> Written instruction
Pictures stay out of the copy. Please reproduce only the lines between the one holding "Emit a Python" and the one holding "jours_pluie = [82.3, 87.3, 75.1, 73.8, 64.8]", inclusive.

Records from a data collection
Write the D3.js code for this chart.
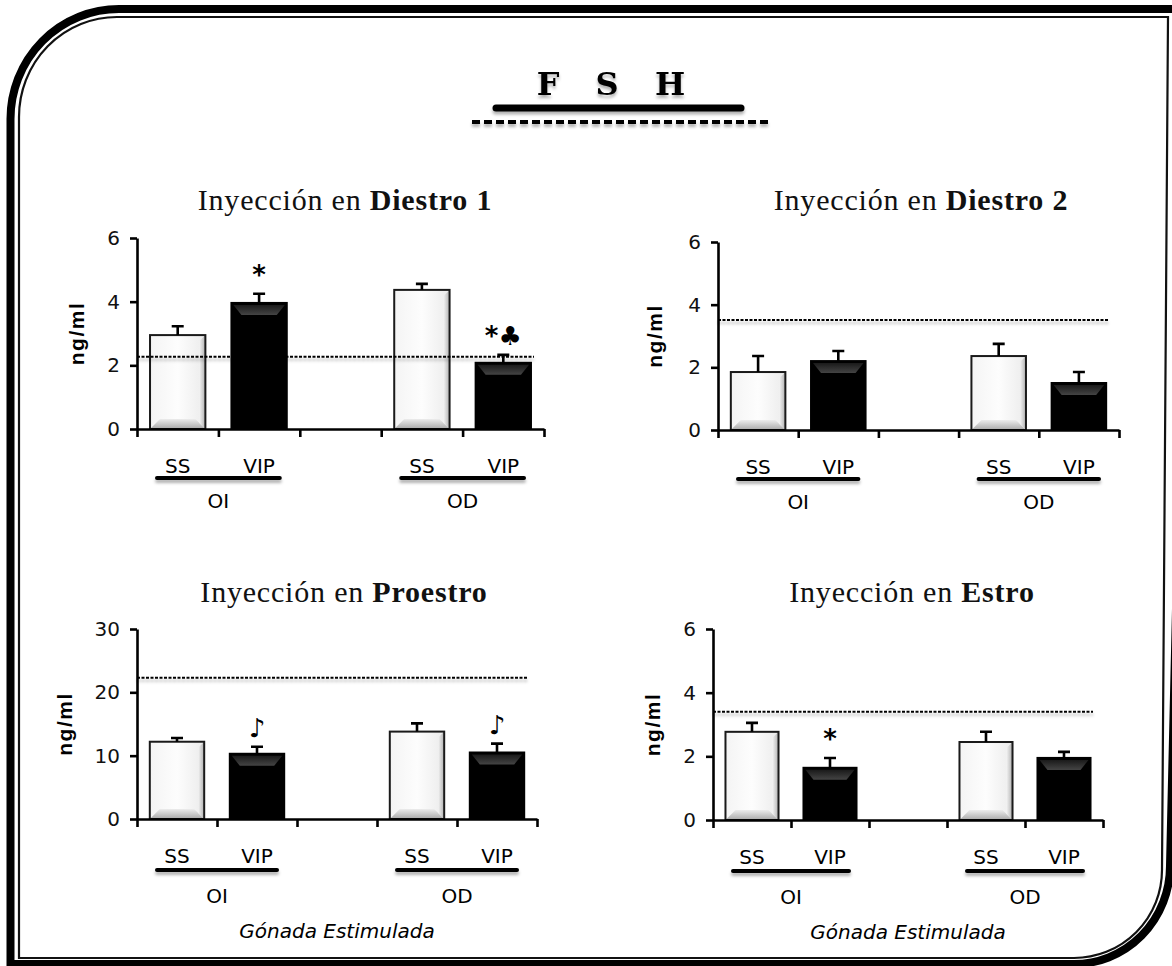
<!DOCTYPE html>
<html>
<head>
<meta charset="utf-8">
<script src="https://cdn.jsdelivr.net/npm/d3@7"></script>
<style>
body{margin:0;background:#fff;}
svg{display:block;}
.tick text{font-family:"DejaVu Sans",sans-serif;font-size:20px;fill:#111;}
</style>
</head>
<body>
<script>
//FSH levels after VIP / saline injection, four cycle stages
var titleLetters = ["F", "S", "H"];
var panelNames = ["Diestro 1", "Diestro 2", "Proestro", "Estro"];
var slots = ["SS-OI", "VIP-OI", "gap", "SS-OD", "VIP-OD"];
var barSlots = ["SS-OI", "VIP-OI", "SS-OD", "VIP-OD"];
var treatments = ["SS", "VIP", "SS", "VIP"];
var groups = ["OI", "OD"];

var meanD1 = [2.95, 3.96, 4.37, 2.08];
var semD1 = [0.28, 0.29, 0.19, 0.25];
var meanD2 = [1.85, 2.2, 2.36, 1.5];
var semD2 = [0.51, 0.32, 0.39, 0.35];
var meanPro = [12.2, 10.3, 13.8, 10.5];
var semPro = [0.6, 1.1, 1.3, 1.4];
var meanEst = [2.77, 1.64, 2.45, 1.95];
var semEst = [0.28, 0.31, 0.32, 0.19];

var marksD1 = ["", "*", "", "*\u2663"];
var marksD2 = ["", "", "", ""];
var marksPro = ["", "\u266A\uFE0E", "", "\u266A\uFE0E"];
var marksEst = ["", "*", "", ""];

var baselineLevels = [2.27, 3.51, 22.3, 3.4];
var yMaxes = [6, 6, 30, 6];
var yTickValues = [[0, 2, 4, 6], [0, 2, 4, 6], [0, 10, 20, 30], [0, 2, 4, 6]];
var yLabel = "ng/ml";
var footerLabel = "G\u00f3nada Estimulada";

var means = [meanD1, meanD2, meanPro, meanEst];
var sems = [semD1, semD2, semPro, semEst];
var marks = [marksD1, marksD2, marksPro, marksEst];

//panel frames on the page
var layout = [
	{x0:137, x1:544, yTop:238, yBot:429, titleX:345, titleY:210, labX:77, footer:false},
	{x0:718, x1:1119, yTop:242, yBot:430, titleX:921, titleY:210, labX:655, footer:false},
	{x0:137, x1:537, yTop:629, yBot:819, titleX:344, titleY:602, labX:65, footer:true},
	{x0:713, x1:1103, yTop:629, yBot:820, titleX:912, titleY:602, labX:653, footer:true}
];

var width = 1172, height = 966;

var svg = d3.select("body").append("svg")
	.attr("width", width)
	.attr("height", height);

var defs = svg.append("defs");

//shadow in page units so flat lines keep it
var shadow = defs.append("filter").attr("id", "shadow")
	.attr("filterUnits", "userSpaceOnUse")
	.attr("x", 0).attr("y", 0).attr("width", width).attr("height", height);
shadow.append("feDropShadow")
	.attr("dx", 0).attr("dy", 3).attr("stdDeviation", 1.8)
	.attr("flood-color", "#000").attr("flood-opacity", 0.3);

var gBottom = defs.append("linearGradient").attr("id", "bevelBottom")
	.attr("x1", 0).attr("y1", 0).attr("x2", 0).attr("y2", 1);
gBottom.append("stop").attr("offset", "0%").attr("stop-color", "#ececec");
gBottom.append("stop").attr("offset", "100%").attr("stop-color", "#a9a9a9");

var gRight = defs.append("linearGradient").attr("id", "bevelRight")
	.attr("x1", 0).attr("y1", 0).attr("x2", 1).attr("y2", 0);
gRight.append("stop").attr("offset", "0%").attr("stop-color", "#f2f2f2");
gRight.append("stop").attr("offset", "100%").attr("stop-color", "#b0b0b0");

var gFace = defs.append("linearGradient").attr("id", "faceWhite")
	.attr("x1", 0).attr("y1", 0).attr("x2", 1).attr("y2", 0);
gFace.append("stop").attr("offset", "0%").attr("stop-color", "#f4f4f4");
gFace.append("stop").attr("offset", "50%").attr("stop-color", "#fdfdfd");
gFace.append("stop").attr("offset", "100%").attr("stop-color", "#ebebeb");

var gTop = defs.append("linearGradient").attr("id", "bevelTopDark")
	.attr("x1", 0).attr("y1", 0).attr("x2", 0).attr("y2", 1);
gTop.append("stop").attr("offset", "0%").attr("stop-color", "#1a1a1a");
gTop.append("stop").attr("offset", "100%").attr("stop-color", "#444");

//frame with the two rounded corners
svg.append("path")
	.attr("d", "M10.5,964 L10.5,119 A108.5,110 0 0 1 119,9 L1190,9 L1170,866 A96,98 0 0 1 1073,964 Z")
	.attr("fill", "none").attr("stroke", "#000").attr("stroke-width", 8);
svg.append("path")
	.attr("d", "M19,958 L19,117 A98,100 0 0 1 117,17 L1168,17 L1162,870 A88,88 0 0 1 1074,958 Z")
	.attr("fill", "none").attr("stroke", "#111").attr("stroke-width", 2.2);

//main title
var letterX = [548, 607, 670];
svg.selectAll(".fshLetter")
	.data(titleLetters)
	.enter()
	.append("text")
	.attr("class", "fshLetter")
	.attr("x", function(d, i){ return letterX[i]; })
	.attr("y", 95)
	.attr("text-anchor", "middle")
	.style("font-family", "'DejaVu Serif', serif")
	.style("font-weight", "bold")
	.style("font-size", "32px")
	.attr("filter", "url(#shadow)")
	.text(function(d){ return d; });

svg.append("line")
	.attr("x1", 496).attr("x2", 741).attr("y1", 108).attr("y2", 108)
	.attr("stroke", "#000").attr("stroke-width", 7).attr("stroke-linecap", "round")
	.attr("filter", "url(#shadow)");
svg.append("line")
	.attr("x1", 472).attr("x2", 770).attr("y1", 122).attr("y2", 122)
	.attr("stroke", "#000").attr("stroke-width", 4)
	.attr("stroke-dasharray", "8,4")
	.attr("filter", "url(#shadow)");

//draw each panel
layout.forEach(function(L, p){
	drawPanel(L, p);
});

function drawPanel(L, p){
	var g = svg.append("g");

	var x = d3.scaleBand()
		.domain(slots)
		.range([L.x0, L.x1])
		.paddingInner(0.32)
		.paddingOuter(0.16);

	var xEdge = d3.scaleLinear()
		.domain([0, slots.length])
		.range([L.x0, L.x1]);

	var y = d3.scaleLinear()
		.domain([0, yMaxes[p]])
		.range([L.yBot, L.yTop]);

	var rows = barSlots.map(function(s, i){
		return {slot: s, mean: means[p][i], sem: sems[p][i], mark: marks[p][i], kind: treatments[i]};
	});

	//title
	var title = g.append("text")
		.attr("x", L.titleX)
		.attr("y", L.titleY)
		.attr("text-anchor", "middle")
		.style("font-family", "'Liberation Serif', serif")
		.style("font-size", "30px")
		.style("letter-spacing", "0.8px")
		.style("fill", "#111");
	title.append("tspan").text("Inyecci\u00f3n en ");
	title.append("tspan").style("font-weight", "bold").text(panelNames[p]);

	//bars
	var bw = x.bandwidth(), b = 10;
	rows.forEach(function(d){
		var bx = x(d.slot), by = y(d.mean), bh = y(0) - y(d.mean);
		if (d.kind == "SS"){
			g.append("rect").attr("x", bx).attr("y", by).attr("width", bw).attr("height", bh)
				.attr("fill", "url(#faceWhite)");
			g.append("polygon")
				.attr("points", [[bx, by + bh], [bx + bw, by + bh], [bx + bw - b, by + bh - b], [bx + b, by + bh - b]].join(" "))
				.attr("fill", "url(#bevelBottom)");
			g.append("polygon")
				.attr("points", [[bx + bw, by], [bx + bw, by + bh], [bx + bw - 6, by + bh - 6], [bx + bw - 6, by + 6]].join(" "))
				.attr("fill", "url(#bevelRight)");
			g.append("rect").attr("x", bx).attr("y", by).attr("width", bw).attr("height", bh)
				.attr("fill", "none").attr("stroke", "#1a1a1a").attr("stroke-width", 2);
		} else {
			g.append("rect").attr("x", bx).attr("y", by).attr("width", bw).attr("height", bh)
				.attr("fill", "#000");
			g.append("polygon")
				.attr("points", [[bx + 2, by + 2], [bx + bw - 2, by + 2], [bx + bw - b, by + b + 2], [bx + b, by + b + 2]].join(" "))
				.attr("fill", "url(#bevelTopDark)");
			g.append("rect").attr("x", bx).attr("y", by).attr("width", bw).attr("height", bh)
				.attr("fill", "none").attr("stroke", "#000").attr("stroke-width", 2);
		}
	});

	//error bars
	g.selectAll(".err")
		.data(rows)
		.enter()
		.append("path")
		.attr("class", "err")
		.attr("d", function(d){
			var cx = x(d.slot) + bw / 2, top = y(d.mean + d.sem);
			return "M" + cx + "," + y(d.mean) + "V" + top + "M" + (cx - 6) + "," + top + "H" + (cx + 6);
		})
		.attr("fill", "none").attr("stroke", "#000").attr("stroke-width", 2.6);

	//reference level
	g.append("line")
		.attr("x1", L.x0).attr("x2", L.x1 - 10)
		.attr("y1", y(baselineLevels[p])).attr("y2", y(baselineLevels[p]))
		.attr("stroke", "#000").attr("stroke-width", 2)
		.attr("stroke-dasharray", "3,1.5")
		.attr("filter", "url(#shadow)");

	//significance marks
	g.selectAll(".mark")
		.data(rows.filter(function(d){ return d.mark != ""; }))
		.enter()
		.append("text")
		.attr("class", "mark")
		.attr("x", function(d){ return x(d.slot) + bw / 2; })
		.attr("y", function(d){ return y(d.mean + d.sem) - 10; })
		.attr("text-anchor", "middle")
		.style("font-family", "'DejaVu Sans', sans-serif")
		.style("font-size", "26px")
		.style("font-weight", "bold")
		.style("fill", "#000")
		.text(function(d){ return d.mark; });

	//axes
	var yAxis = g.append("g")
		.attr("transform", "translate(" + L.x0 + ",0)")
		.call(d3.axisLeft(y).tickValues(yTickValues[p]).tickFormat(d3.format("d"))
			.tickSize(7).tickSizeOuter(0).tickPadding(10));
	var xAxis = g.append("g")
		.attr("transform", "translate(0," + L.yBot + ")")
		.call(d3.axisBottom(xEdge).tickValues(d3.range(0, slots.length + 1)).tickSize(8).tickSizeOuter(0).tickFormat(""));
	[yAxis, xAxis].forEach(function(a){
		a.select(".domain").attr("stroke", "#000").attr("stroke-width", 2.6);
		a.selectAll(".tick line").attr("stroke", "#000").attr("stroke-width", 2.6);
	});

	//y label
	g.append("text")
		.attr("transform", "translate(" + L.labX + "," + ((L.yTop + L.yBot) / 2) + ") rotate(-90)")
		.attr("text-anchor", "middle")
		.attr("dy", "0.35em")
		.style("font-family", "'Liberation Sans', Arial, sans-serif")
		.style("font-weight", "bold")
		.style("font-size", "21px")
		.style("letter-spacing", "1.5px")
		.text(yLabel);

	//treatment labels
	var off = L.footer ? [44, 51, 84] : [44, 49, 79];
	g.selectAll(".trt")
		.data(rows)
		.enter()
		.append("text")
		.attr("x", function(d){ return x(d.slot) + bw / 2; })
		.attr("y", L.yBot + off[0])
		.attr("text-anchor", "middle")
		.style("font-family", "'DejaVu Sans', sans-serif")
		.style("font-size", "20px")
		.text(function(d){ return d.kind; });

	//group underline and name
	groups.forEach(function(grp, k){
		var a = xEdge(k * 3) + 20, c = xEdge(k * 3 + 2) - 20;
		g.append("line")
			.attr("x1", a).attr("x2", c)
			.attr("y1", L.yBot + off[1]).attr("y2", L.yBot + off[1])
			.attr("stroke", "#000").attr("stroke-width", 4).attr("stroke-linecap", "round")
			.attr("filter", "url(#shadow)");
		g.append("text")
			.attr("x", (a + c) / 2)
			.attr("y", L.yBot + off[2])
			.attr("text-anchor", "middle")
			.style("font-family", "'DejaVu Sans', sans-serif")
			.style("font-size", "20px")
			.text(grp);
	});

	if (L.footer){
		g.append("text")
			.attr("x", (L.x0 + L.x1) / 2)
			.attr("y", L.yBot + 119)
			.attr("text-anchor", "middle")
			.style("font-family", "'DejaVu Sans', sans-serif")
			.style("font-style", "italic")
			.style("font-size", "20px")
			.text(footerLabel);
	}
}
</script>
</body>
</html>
...
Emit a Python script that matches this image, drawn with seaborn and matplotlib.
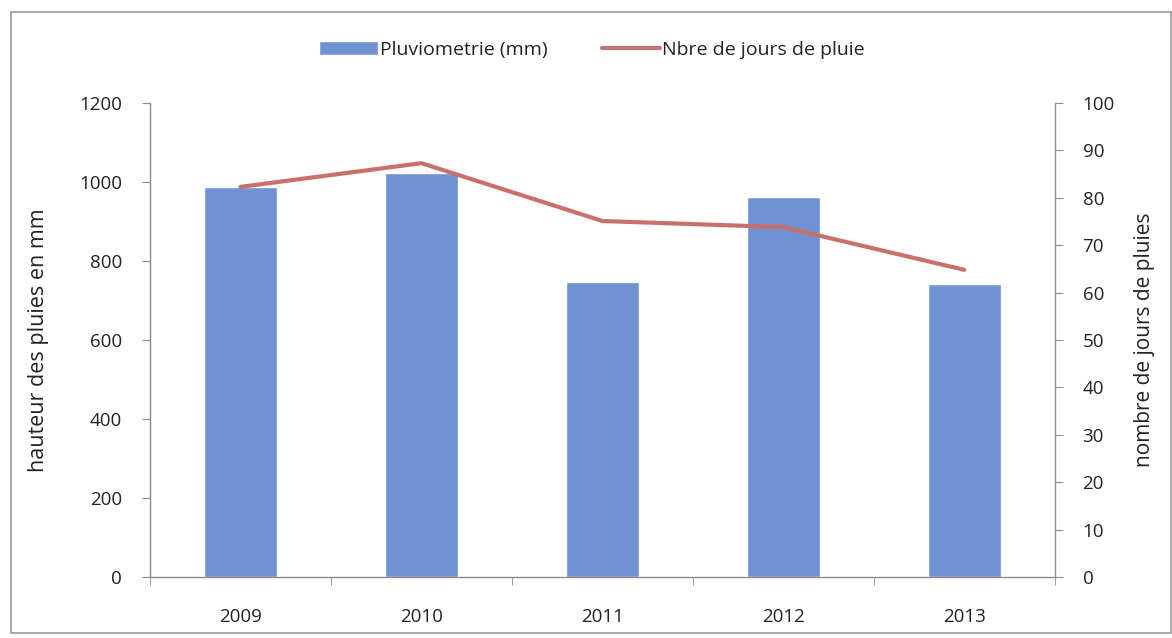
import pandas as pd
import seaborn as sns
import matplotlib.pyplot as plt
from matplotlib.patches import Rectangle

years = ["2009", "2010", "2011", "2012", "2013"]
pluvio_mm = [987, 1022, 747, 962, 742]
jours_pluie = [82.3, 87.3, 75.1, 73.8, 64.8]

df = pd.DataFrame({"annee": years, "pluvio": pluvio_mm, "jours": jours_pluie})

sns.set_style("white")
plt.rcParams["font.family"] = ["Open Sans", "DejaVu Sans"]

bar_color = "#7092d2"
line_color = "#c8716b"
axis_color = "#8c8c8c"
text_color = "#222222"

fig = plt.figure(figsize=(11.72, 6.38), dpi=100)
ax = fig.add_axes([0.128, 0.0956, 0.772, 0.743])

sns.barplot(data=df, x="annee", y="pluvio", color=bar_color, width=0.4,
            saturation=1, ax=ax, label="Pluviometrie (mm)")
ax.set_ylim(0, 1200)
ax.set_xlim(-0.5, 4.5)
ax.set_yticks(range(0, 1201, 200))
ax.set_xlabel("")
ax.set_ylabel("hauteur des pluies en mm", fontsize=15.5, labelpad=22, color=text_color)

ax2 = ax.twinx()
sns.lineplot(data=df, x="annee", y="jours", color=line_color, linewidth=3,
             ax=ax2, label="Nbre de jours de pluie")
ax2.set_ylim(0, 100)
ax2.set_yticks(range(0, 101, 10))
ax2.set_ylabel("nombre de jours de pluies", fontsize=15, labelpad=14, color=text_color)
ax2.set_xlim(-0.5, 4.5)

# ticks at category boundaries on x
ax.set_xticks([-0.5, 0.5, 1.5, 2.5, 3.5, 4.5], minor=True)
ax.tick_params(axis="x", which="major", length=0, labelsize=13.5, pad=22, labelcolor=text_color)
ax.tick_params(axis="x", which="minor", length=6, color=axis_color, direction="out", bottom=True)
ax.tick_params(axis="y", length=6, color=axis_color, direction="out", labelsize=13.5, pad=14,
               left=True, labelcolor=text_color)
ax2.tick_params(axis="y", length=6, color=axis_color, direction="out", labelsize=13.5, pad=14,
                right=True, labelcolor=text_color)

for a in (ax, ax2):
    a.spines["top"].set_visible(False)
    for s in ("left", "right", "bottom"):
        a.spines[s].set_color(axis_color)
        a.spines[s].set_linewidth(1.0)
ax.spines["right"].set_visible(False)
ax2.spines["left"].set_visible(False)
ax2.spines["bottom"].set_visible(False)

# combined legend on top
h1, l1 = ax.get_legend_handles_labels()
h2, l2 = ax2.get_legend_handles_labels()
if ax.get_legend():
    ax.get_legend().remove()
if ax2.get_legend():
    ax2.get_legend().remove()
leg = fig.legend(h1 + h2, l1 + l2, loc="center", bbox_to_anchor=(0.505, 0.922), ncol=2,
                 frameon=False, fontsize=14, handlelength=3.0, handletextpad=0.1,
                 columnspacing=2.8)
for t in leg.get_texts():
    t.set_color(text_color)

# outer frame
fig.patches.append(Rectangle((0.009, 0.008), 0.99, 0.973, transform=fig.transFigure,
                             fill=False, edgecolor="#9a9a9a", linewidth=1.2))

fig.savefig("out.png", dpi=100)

> Solution to this problem
Emit a Python script that matches this image, drawn with seaborn and matplotlib.
import pandas as pd
import seaborn as sns
import matplotlib.pyplot as plt
from matplotlib.patches import Rectangle

years = ["2009", "2010", "2011", "2012", "2013"]
pluvio_mm = [987, 1022, 747, 962, 742]
jours_pluie = [82.3, 87.3, 75.1, 73.8, 64.8]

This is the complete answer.